Features implemented in Milestone #2

1. Enhancing accuracy and reliability of computer vision model
   Corrected the bug where computer vision model had inconsistent labelling. Modified training dataset to include more instances of lego models stacked together, making the dataset more representative of a real-world scenario.
2. Enhancing account management capabilities
   New features allowed user to enter only a unique username during account creation. User can modify account settings such as properly adding and removing builds.
3. Setting up of remote server
   Deployment of server to a free remote host for easier testing rather than on local.
4. Developing lego website scraper
   Web scraper is used to obtain the PDF instructions of how to build the lego sets.
5. Integrate PDF component to app
   Add in PDF reader components to the app.
6. Enhancing account login security
   To prevent developers with DB access to read other people's login details.
7. Integrating camera component into the Build Planner
   Adding of Camera into app.
8. Improve user experience with changing user settings
   Function to change username and password.
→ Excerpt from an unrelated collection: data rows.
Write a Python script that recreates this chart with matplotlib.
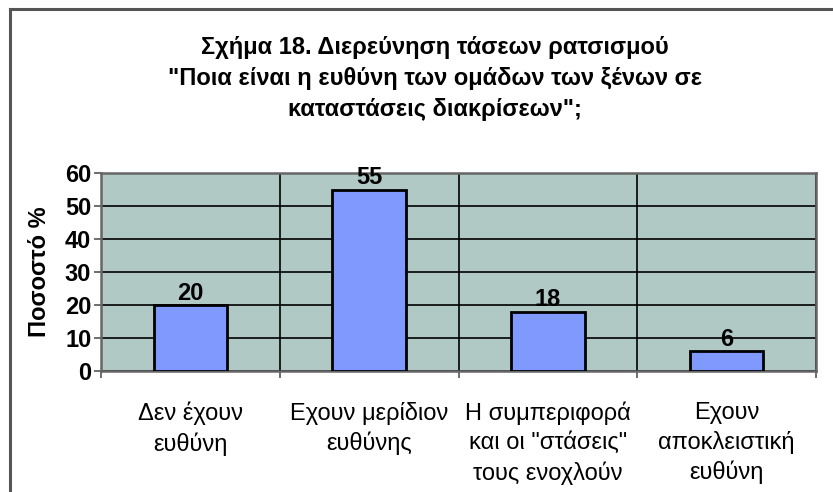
import matplotlib.pyplot as plt
import numpy as np

plt.rcParams['font.family'] = ['Liberation Sans', 'DejaVu Sans']

# Data
categories = ['Δεν έχουν\nευθύνη', 'Εχουν μερίδιον\nευθύνης',
              'Η συμπεριφορά\nκαι οι "στάσεις"\nτους ενοχλούν', 'Εχουν\nαποκλειστική\nευθύνη']
values = [20, 55, 18, 6]
yticks = [0, 10, 20, 30, 40, 50, 60]
title = ('Σχήμα 18. Διερεύνηση τάσεων ρατσισμού\n'
         '"Ποια είναι η ευθύνη των ομάδων των ξένων σε\n'
         'καταστάσεις διακρίσεων";')

fig = plt.figure(figsize=(8.33, 4.92), dpi=100)
ax = fig.add_axes([101 / 833, 1 - 371 / 492, 715 / 833, 198 / 492])

x = np.arange(len(values))
ax.bar(x, values, width=0.41, color='#8099ff', edgecolor='black', linewidth=2, zorder=3)
for xi, v in zip(x, values):
    ax.text(xi, v + 0.1, str(v), ha='center', va='bottom', fontsize=17, fontweight='bold', zorder=4)

ax.set_facecolor('#b0c9c5')
ax.set_xlim(-0.5, len(values) - 0.5)
ax.set_ylim(0, 60)
ax.set_yticks(yticks)
ax.set_yticklabels([str(t) for t in yticks], fontsize=17, fontweight='bold')
ax.tick_params(axis='y', length=5, width=1.2, color='#555555', pad=2)

# category boundaries as x ticks, labels drawn separately
ax.set_xticks(np.arange(len(values) + 1) - 0.5)
ax.set_xticklabels([])
ax.tick_params(axis='x', length=5, width=1.2, color='#555555')
for xi, lab in zip(x, categories):
    ax.text(xi, -0.155, lab, transform=ax.get_xaxis_transform(), ha='center', va='top',
            fontsize=17, linespacing=1.38)

ax.grid(True, color='black', linewidth=1.2, zorder=1)
ax.set_axisbelow(True)
for s in ax.spines.values():
    s.set_color('#666666')
    s.set_linewidth(1.8)

ax.set_ylabel('Ποσοστό %', fontsize=17, fontweight='bold', labelpad=10)

fig.text(435 / 833, 1 - 36 / 492, title, ha='center', va='top', fontsize=17,
         fontweight='bold', linespacing=1.45)

# figure frame (top and left edges)
fig.add_artist(plt.Line2D([10 / 833, 10 / 833], [0, 1 - 9 / 492], transform=fig.transFigure,
                          color='#555555', linewidth=2.2))
fig.add_artist(plt.Line2D([10 / 833, 1], [1 - 9 / 492, 1 - 9 / 492], transform=fig.transFigure,
                          color='#555555', linewidth=2.2))

fig.savefig('out.png', dpi=100)
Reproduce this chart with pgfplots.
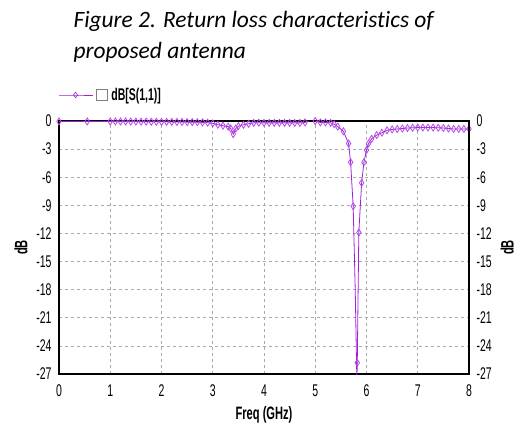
\documentclass[border=0pt]{standalone}
\usepackage{pgfplots}
\pgfplotsset{compat=1.18}
\usepackage{pgfplotstable}
\usepackage{fontspec}
\setmainfont[Ligatures=CommonOff]{Carlito}
\newfontfamily\narrowfont[FakeStretch=0.62]{Liberation Sans}
\definecolor{sparam}{RGB}{160,30,220}
\definecolor{gridc}{RGB}{170,170,170}

\pgfplotstableread{
x y
0 -0.05
0.55 -0.05
1.0 -0.05
1.1 -0.05
1.2 -0.05
1.3 -0.05
1.4 -0.06
1.5 -0.06
1.6 -0.07
1.7 -0.07
1.8 -0.08
1.9 -0.08
2.0 -0.09
2.1 -0.09
2.2 -0.1
2.3 -0.1
2.4 -0.1
2.5 -0.12
2.6 -0.12
2.7 -0.13
2.8 -0.15
2.9 -0.18
3.0 -0.25
3.1 -0.4
3.2 -0.5
3.3 -0.6
3.35 -0.8
3.4 -1.4
3.45 -0.8
3.5 -0.55
3.6 -0.4
3.7 -0.3
3.8 -0.2
3.9 -0.18
4.0 -0.2
4.1 -0.2
4.2 -0.2
4.3 -0.2
4.4 -0.2
4.5 -0.2
4.6 -0.2
4.7 -0.2
4.8 -0.15
4.9 0.05
5.0 0.0
5.1 -0.15
5.2 -0.15
5.3 -0.2
5.37 -0.35
5.44 -0.6
5.55 -1.1
5.65 -2.4
5.69 -4.4
5.74 -9.1
5.78 -18
5.812 -27.8
5.82 -25.8
5.85 -11.9
5.905 -6.6
5.95 -4.4
6.0 -3.1
6.04 -2.4
6.1 -1.9
6.2 -1.5
6.3 -1.25
6.4 -1.0
6.5 -0.9
6.6 -0.85
6.7 -0.8
6.8 -0.75
6.9 -0.72
7.0 -0.7
7.1 -0.7
7.2 -0.7
7.3 -0.7
7.4 -0.72
7.5 -0.75
7.6 -0.8
7.7 -0.85
7.8 -0.85
7.9 -0.85
8.0 -0.85
}\sdata

\begin{document}
\begin{tikzpicture}
\pgfplotsset{
  common/.style={
    at={(0,0)}, anchor=south west,
    scale only axis, width=410bp, height=253bp,
    xmin=0, xmax=8, ymin=-27, ymax=0,
    xtick={0,1,...,8}, ytick={-27,-24,...,0},
    tick style={draw=none},
    /pgf/number format/assume math mode=true,
    ticklabel style={font=\narrowfont\fontsize{17}{17}\selectfont},
    label style={font=\narrowfont\bfseries\fontsize{18}{18}\selectfont},
  }
}
\begin{axis}[common,
  grid=major,
  major grid style={gridc, dash pattern=on 3bp off 3bp, line width=0.7pt},
  axis line style={black, line width=1.3pt},
  xticklabel style={yshift=-7bp},
  yticklabel style={xshift=-4bp},
  xlabel={Freq (GHz)}, xlabel style={yshift=-3bp},
  ylabel={dB}, ylabel style={yshift=2bp},
  legend style={at={(rel axis cs:-0.0025,1.1028)}, anchor=west, draw=none, fill=none,
    inner sep=0pt, nodes={inner sep=0pt, font=\narrowfont\bfseries\fontsize{17}{17}\selectfont}},
  legend image code/.code={\draw[#1, mark repeat=2, mark phase=2] plot coordinates {(0bp,0bp) (17bp,0bp) (34bp,0bp)};},
]
\addlegendimage{sparam, line width=0.8pt, mark=diamond, mark size=2.8pt, mark options={solid, fill=white, line width=0.6pt}}
\addlegendentry{\,{\setlength\fboxsep{0pt}\setlength\fboxrule{0.8pt}\color{gray}\fbox{\rule{0pt}{11bp}\hspace{10bp}}}\hspace{4bp}dB[S(1,1)]}
\addplot[sparam, line width=0.8pt, no markers, forget plot] table[x=x,y=y] {\sdata};
\addplot[only marks, mark=diamond, mark size=3.5pt, mark options={draw=sparam!80, fill=none, line width=0.8pt, xscale=0.85},
  skip coords between index={54}{56}, forget plot] table[x=x,y=y] {\sdata};
\end{axis}
\begin{axis}[common,
  axis x line=none, axis y line*=right,
  axis line style={black, line width=1.3pt},
  yticklabel pos=right,
  yticklabel style={xshift=4bp},
  ylabel={dB}, ylabel style={yshift=-2bp},
  xticklabels={},
]
\end{axis}
\node[anchor=base west, font=\fontsize{23.5}{29}\selectfont\itshape] at (11bp,346bp) {Figure 2. Return loss characteristics of};
\node[anchor=base west, font=\fontsize{23.5}{29}\selectfont\itshape] at (11bp,315bp) {proposed antenna};
\pgfresetboundingbox
\path (-59bp,-52bp) rectangle (462bp,374bp);
\end{tikzpicture}
\end{document}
User able to rotate screen based on their preference.
9. Integrating music player
   Allows users to play, pause and adjust the volume of background music.
10. Integrating Lego object detection capabilities
    Camera component sends the image data captured by the camera to the cloud where the Computer Vision model is hosted. Then, the new image data is sent back to the phone and rendered.

Plans for the next Milestone

1. Gather more user feedback and make changes accordingly
2. Give the app proper styling with Lego-based components to make the Lego building experience more immersive
3. Improve the accuracy and reliability of the Computer Vision model

User Testing

1. User Testing: https://docs.google.com/document/d/1KOl9hAJPEdQePmJ93Pbw-kRJU55sYLqRbEh7e0U-pvI/edit?usp=sharing

API Testing using Postman

1. API Testing: https://docs.google.com/document/d/1kVS0D4sKpd31kNcTZr_fbvCGtTM5ybF1H4piTJvz-ig/edit?usp=sharing

Other Computer Vision files

1. Google Colab file for training the Computer Vision model: https://colab.research.google.com/drive/13N1VZw_mJV1Wm0FindNM-Rhuo3h9hCGE?usp=sharing
2. Dataset we created for use in this project: https://drive.google.com/file/d/1EH3BdwHm854lhS5HibI8mEHLN_YeE5s2/view?usp=sharing

Instructions to run the project

1. Download this APK file on an Android device.
   https://drive.google.com/drive/folders/1MHNi03Pa6CElFJfwn4J6-Pfsvk49woRm?usp=sharing
2. Do enable permissions to download this unknown file from android.
3. Logging in as a new or existing user:
   Signup for a new account and login. (If it takes a while, do wait a few minutes as the server we're hosting with needs time to start once the first request comes in :'> )
4. Creating a new build based on Lego ID:
   Enter the 'New Build' tab and search for any Lego set based on their ID. Here are some Lego IDs to try out: 76258, 10323, 21057. Press the build to select, then press 'Create Build!' to enter the Existing Build Page.
5. Select the desired build from the list of existing builds:
   Press onto the build you want to work on and press 'Let's start building!' to enter the Build page.
6. Navigating the Build Page:
   You can browse the PDF at the top half of the screen. When required, open the camera and take a photo of the pile of Lego bricks in front of you by pressing the white circle button. Our model will return an image with appended bounding boxes, showing you the Lego pieces required at this page of the PDF.